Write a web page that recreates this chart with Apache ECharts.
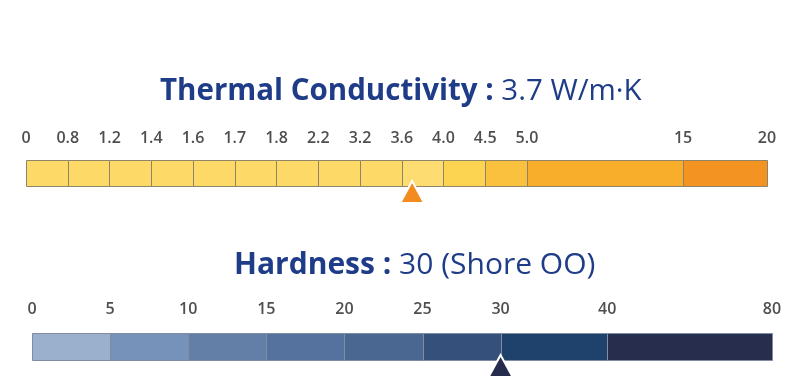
<!DOCTYPE html>
<html>
<head>
<meta charset="utf-8">
<script src="https://cdn.jsdelivr.net/npm/echarts@6/dist/echarts.min.js"></script>
<style>
html,body{margin:0;padding:0;background:#fff;}
#chart{width:807px;height:392px;}
</style>
</head>
<body>
<div id="chart"></div>
<script>
// ---------- DATA ----------
const tcTitle = 'Thermal Conductivity :';
const tcUnitText = '3.7 W/m·K';
const tcTickLabels = ['0', '0.8', '1.2', '1.4', '1.6', '1.7', '1.8', '2.2', '3.2', '3.6', '4.0', '4.5', '5.0', '15', '20'];
const tcTickValues = [0, 0.8, 1.2, 1.4, 1.6, 1.7, 1.8, 2.2, 3.2, 3.6, 4.0, 4.5, 5.0, 15, 20];
const tcValue = 3.7;

const hdTitle = 'Hardness :';
const hdUnitText = '30 (Shore OO)';
const hdTickLabels = ['0', '5', '10', '15', '20', '25', '30', '40', '80'];
const hdTickValues = [0, 5, 10, 15, 20, 25, 30, 40, 80];
const hdValue = 30;

// ---------- LAYOUT / STYLE ----------
// relative width of each segment on the (non-linear) scale
const tcSegWeights = [1, 1, 1, 1, 1, 1, 1, 1, 1, 1, 1, 1, 3.74, 2.01];
const hdSegWeights = [1, 1, 1, 1, 1, 1, 1.365, 2.11];
const tcColors = ['#FDD968', '#FDD968', '#FDD968', '#FDD968', '#FDD968', '#FDD968', '#FDD968', '#FDD968', '#FDD968', '#FDDC72', '#FCD452', '#FAC13E', '#F8AE2A', '#F39322'];
const hdColors = ['#9AB0CC', '#7691BA', '#637FA8', '#55719D', '#496791', '#35507A', '#1F426C', '#272D4D'];
const tcMarkerColor = '#F28C1E';
const hdMarkerColor = '#262C4C';
const titleColor = '#1F3C88';
const labelColor = '#4F4F4F';

function cumulative(weights) {
  const out = [0];
  weights.forEach(w => out.push(out[out.length - 1] + w));
  return out;
}
const tcSlots = cumulative(tcSegWeights);
const hdSlots = cumulative(hdSegWeights);

function valueToSlot(v, ticks, slots) {
  for (let i = 0; i < ticks.length - 1; i++) {
    if (v >= ticks[i] && v <= ticks[i + 1]) {
      const t = (v - ticks[i]) / (ticks[i + 1] - ticks[i]);
      return slots[i] + t * (slots[i + 1] - slots[i]);
    }
  }
  return slots[slots.length - 1];
}

function segData(slots) {
  const d = [];
  for (let i = 0; i < slots.length - 1; i++) d.push([slots[i], slots[i + 1], i]);
  return d;
}

function segSeries(gridIdx, slots, colors, stroke) {
  return {
    type: 'custom',
    xAxisIndex: gridIdx, yAxisIndex: gridIdx,
    data: segData(slots),
    silent: true,
    renderItem: function (params, api) {
      const p0 = api.coord([api.value(0), 1]);
      const p1 = api.coord([api.value(1), 0]);
      return {
        type: 'rect',
        shape: { x: Math.round(p0[0]) + 0.5, y: Math.round(p0[1]) + 0.5, width: Math.round(p1[0]) - Math.round(p0[0]), height: Math.round(p1[1]) - Math.round(p0[1]) },
        style: { fill: colors[api.value(2)], stroke: stroke, lineWidth: 1 }
      };
    }
  };
}

function labelSeries(gridIdx, slots, labels, offsetY) {
  return {
    type: 'custom',
    xAxisIndex: gridIdx, yAxisIndex: gridIdx,
    data: slots.map((s, i) => [s, i]),
    silent: true,
    clip: false,
    renderItem: function (params, api) {
      const p = api.coord([api.value(0), 1]);
      return {
        type: 'text',
        x: p[0], y: p[1] + offsetY,
        style: {
          text: labels[api.value(1)],
          fill: labelColor,
          font: '600 16px "Open Sans"',
          align: 'center',
          verticalAlign: 'middle'
        }
      };
    }
  };
}

function markerSeries(gridIdx, slot, color, w, h, inset) {
  return {
    type: 'custom',
    xAxisIndex: gridIdx, yAxisIndex: gridIdx,
    data: [[slot, 0]],
    silent: true,
    clip: false,
    z: 5,
    renderItem: function (params, api) {
      const p = api.coord([api.value(0), 0]);
      const tipY = p[1] - inset;
      return {
        type: 'polygon',
        shape: { points: [[p[0], tipY], [p[0] - w / 2, tipY + h], [p[0] + w / 2, tipY + h]] },
        style: { fill: color, stroke: '#ffffff', lineWidth: 2, lineJoin: 'miter' }
      };
    }
  };
}

const tcTotal = tcSlots[tcSlots.length - 1];
const hdTotal = hdSlots[hdSlots.length - 1];

const chart = echarts.init(document.getElementById('chart'), null, { renderer: 'canvas' });
const option = {
  backgroundColor: '#ffffff',
  animation: false,
  title: [
    {
      text: '{b|' + tcTitle + '}{r| ' + tcUnitText + '}',
      left: 155, top: 72,
      textStyle: {
        rich: {
          b: { fontFamily: 'Open Sans', fontWeight: 'bold', fontSize: 29.5, color: titleColor },
          r: { fontFamily: 'Open Sans', fontWeight: 'normal', fontSize: 29.5, color: titleColor }
        }
      }
    },
    {
      text: '{b|' + hdTitle + '}{r| ' + hdUnitText + '}',
      left: 229, top: 245,
      textStyle: {
        rich: {
          b: { fontFamily: 'Open Sans', fontWeight: 'bold', fontSize: 30, color: titleColor },
          r: { fontFamily: 'Open Sans', fontWeight: 'normal', fontSize: 30, color: titleColor }
        }
      }
    }
  ],
  grid: [
    { left: 26, right: 40, top: 160, height: 26 },
    { left: 32, right: 35, top: 333, height: 27 }
  ],
  xAxis: [
    { gridIndex: 0, type: 'value', min: 0, max: tcTotal, show: false },
    { gridIndex: 1, type: 'value', min: 0, max: hdTotal, show: false }
  ],
  yAxis: [
    { gridIndex: 0, type: 'value', min: 0, max: 1, show: false },
    { gridIndex: 1, type: 'value', min: 0, max: 1, show: false }
  ],
  series: [
    segSeries(0, tcSlots, tcColors, '#8F8468'),
    labelSeries(0, tcSlots, tcTickLabels, -22),
    markerSeries(0, valueToSlot(tcValue, tcTickValues, tcSlots), tcMarkerColor, 24, 22, 5),
    segSeries(1, hdSlots, hdColors, '#7F8DA3'),
    labelSeries(1, hdSlots, hdTickLabels, -24),
    markerSeries(1, valueToSlot(hdValue, hdTickValues, hdSlots), hdMarkerColor, 24, 22, 5)
  ]
};
chart.setOption(option);
</script>
</body>
</html>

What to work on
Write out the material above again, word for word, minus its pictures.

Complete response
Write a web page that recreates this chart with Apache ECharts.
<!DOCTYPE html>
<html>
<head>
<meta charset="utf-8">
<script src="https://cdn.jsdelivr.net/npm/echarts@6/dist/echarts.min.js"></script>
<style>
html,body{margin:0;padding:0;background:#fff;}
#chart{width:807px;height:392px;}
</style>
</head>
<body>
<div id="chart"></div>
<script>
// ---------- DATA ----------
const tcTitle = 'Thermal Conductivity :';
const tcUnitText = '3.7 W/m·K';
const tcTickLabels = ['0', '0.8', '1.2', '1.4', '1.6', '1.7', '1.8', '2.2', '3.2', '3.6', '4.0', '4.5', '5.0', '15', '20'];
const tcTickValues = [0, 0.8, 1.2, 1.4, 1.6, 1.7, 1.8, 2.2, 3.2, 3.6, 4.0, 4.5, 5.0, 15, 20];
const tcValue = 3.7;

const hdTitle = 'Hardness :';
const hdUnitText = '30 (Shore OO)';
const hdTickLabels = ['0', '5', '10', '15', '20', '25', '30', '40', '80'];
const hdTickValues = [0, 5, 10, 15, 20, 25, 30, 40, 80];
const hdValue = 30;

// ---------- LAYOUT / STYLE ----------
// relative width of each segment on the (non-linear) scale
const tcSegWeights = [1, 1, 1, 1, 1, 1, 1, 1, 1, 1, 1, 1, 3.74, 2.01];
const hdSegWeights = [1, 1, 1, 1, 1, 1, 1.365, 2.11];
const tcColors = ['#FDD968', '#FDD968', '#FDD968', '#FDD968', '#FDD968', '#FDD968', '#FDD968', '#FDD968', '#FDD968', '#FDDC72', '#FCD452', '#FAC13E', '#F8AE2A', '#F39322'];
const hdColors = ['#9AB0CC', '#7691BA', '#637FA8', '#55719D', '#496791', '#35507A', '#1F426C', '#272D4D'];
const tcMarkerColor = '#F28C1E';
const hdMarkerColor = '#262C4C';
const titleColor = '#1F3C88';
const labelColor = '#4F4F4F';

function cumulative(weights) {
  const out = [0];
  weights.forEach(w => out.push(out[out.length - 1] + w));
  return out;
}
const tcSlots = cumulative(tcSegWeights);
const hdSlots = cumulative(hdSegWeights);

function valueToSlot(v, ticks, slots) {
  for (let i = 0; i < ticks.length - 1; i++) {
    if (v >= ticks[i] && v <= ticks[i + 1]) {
      const t = (v - ticks[i]) / (ticks[i + 1] - ticks[i]);
      return slots[i] + t * (slots[i + 1] - slots[i]);
    }
  }
  return slots[slots.length - 1];
}

function segData(slots) {
  const d = [];
  for (let i = 0; i < slots.length - 1; i++) d.push([slots[i], slots[i + 1], i]);
  return d;
}

function segSeries(gridIdx, slots, colors, stroke) {
  return {
    type: 'custom',
    xAxisIndex: gridIdx, yAxisIndex: gridIdx,
    data: segData(slots),
    silent: true,
    renderItem: function (params, api) {
      const p0 = api.coord([api.value(0), 1]);
      const p1 = api.coord([api.value(1), 0]);
      return {
        type: 'rect',
        shape: { x: Math.round(p0[0]) + 0.5, y: Math.round(p0[1]) + 0.5, width: Math.round(p1[0]) - Math.round(p0[0]), height: Math.round(p1[1]) - Math.round(p0[1]) },
        style: { fill: colors[api.value(2)], stroke: stroke, lineWidth: 1 }
      };
    }
  };
}

function labelSeries(gridIdx, slots, labels, offsetY) {
  return {
    type: 'custom',
    xAxisIndex: gridIdx, yAxisIndex: gridIdx,
    data: slots.map((s, i) => [s, i]),
    silent: true,
    clip: false,
    renderItem: function (params, api) {
      const p = api.coord([api.value(0), 1]);
      return {
        type: 'text',
        x: p[0], y: p[1] + offsetY,
        style: {
          text: labels[api.value(1)],
          fill: labelColor,
          font: '600 16px "Open Sans"',
          align: 'center',
          verticalAlign: 'middle'
        }
      };
    }
  };
}

function markerSeries(gridIdx, slot, color, w, h, inset) {
  return {
    type: 'custom',
    xAxisIndex: gridIdx, yAxisIndex: gridIdx,
    data: [[slot, 0]],
    silent: true,
    clip: false,
    z: 5,
    renderItem: function (params, api) {
      const p = api.coord([api.value(0), 0]);
      const tipY = p[1] - inset;
      return {
        type: 'polygon',
        shape: { points: [[p[0], tipY], [p[0] - w / 2, tipY + h], [p[0] + w / 2, tipY + h]] },
        style: { fill: color, stroke: '#ffffff', lineWidth: 2, lineJoin: 'miter' }
      };
    }
  };
}

const tcTotal = tcSlots[tcSlots.length - 1];
const hdTotal = hdSlots[hdSlots.length - 1];

const chart = echarts.init(document.getElementById('chart'), null, { renderer: 'canvas' });
const option = {
  backgroundColor: '#ffffff',
  animation: false,
  title: [
    {
      text: '{b|' + tcTitle + '}{r| ' + tcUnitText + '}',
      left: 155, top: 72,
      textStyle: {
        rich: {
          b: { fontFamily: 'Open Sans', fontWeight: 'bold', fontSize: 29.5, color: titleColor },
          r: { fontFamily: 'Open Sans', fontWeight: 'normal', fontSize: 29.5, color: titleColor }
        }
      }
    },
    {
      text: '{b|' + hdTitle + '}{r| ' + hdUnitText + '}',
      left: 229, top: 245,
      textStyle: {
        rich: {
          b: { fontFamily: 'Open Sans', fontWeight: 'bold', fontSize: 30, color: titleColor },
          r: { fontFamily: 'Open Sans', fontWeight: 'normal', fontSize: 30, color: titleColor }
        }
      }
    }
  ],
  grid: [
    { left: 26, right: 40, top: 160, height: 26 },
    { left: 32, right: 35, top: 333, height: 27 }
  ],
  xAxis: [
    { gridIndex: 0, type: 'value', min: 0, max: tcTotal, show: false },
    { gridIndex: 1, type: 'value', min: 0, max: hdTotal, show: false }
  ],
  yAxis: [
    { gridIndex: 0, type: 'value', min: 0, max: 1, show: false },
    { gridIndex: 1, type: 'value', min: 0, max: 1, show: false }
  ],
  series: [
    segSeries(0, tcSlots, tcColors, '#8F8468'),
    labelSeries(0, tcSlots, tcTickLabels, -22),
    markerSeries(0, valueToSlot(tcValue, tcTickValues, tcSlots), tcMarkerColor, 24, 22, 5),
    segSeries(1, hdSlots, hdColors, '#7F8DA3'),
    labelSeries(1, hdSlots, hdTickLabels, -24),
    markerSeries(1, valueToSlot(hdValue, hdTickValues, hdSlots), hdMarkerColor, 24, 22, 5)
  ]
};
chart.setOption(option);
</script>
</body>
</html>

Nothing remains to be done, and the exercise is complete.